--- begin ---

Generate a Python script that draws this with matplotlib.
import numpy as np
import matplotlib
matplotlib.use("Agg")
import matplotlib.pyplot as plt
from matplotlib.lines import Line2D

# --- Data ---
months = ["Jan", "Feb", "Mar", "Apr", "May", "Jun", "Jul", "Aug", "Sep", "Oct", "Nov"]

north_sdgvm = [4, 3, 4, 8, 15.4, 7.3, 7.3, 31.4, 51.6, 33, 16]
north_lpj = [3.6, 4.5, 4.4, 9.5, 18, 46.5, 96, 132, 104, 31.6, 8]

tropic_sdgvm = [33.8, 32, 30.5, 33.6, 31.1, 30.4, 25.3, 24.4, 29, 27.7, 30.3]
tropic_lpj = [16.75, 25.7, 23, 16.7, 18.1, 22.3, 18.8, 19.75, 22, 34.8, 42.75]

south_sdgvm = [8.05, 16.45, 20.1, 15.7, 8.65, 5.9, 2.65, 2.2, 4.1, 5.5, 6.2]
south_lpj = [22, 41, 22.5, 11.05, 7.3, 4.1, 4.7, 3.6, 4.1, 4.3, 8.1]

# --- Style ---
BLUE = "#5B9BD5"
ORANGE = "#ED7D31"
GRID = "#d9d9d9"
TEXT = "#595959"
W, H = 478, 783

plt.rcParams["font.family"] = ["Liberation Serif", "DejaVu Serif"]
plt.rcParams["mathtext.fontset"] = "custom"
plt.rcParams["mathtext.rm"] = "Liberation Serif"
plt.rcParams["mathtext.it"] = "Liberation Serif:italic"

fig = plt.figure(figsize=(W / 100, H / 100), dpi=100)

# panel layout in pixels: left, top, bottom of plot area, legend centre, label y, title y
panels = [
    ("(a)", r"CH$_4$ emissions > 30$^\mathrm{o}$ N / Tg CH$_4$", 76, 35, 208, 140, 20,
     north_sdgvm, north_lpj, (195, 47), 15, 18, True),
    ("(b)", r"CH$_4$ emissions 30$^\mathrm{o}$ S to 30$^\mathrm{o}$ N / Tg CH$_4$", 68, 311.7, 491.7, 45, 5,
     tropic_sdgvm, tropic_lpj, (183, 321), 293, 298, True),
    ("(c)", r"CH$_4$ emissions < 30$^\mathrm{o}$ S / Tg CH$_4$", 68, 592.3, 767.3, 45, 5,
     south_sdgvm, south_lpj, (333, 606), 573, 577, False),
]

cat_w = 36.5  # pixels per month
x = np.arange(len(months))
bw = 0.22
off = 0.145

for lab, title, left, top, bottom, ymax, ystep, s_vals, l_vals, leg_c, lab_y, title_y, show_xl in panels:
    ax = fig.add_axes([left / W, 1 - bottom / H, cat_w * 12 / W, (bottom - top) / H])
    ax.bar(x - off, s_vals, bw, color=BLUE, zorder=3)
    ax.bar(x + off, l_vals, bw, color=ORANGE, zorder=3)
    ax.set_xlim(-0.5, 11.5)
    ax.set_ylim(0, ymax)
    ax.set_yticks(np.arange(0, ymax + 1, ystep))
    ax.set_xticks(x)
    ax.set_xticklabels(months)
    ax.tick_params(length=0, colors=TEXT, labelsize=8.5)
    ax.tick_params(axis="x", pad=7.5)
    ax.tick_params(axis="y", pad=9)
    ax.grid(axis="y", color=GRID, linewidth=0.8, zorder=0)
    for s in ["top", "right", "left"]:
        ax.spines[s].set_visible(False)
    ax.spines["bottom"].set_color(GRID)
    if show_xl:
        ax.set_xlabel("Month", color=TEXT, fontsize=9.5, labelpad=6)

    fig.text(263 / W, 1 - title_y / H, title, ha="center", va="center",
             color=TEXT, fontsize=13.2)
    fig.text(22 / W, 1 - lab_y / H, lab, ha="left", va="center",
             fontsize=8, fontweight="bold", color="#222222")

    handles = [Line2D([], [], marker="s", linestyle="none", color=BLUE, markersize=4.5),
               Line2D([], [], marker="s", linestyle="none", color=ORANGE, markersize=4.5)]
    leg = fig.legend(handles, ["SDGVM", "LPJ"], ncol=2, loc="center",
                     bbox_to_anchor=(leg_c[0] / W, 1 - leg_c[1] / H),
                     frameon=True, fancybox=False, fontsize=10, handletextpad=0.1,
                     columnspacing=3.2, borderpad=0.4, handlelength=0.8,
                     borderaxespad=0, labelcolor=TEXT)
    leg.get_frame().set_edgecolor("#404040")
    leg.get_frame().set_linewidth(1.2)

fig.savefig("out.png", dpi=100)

--- end ---

__The request__: Identify the lines that contain the string "matplotlib", and copy every one of them.

__Exercise response__:
Generate a Python script that draws this with matplotlib.
import matplotlib
matplotlib.use("Agg")
import matplotlib.pyplot as plt
from matplotlib.lines import Line2D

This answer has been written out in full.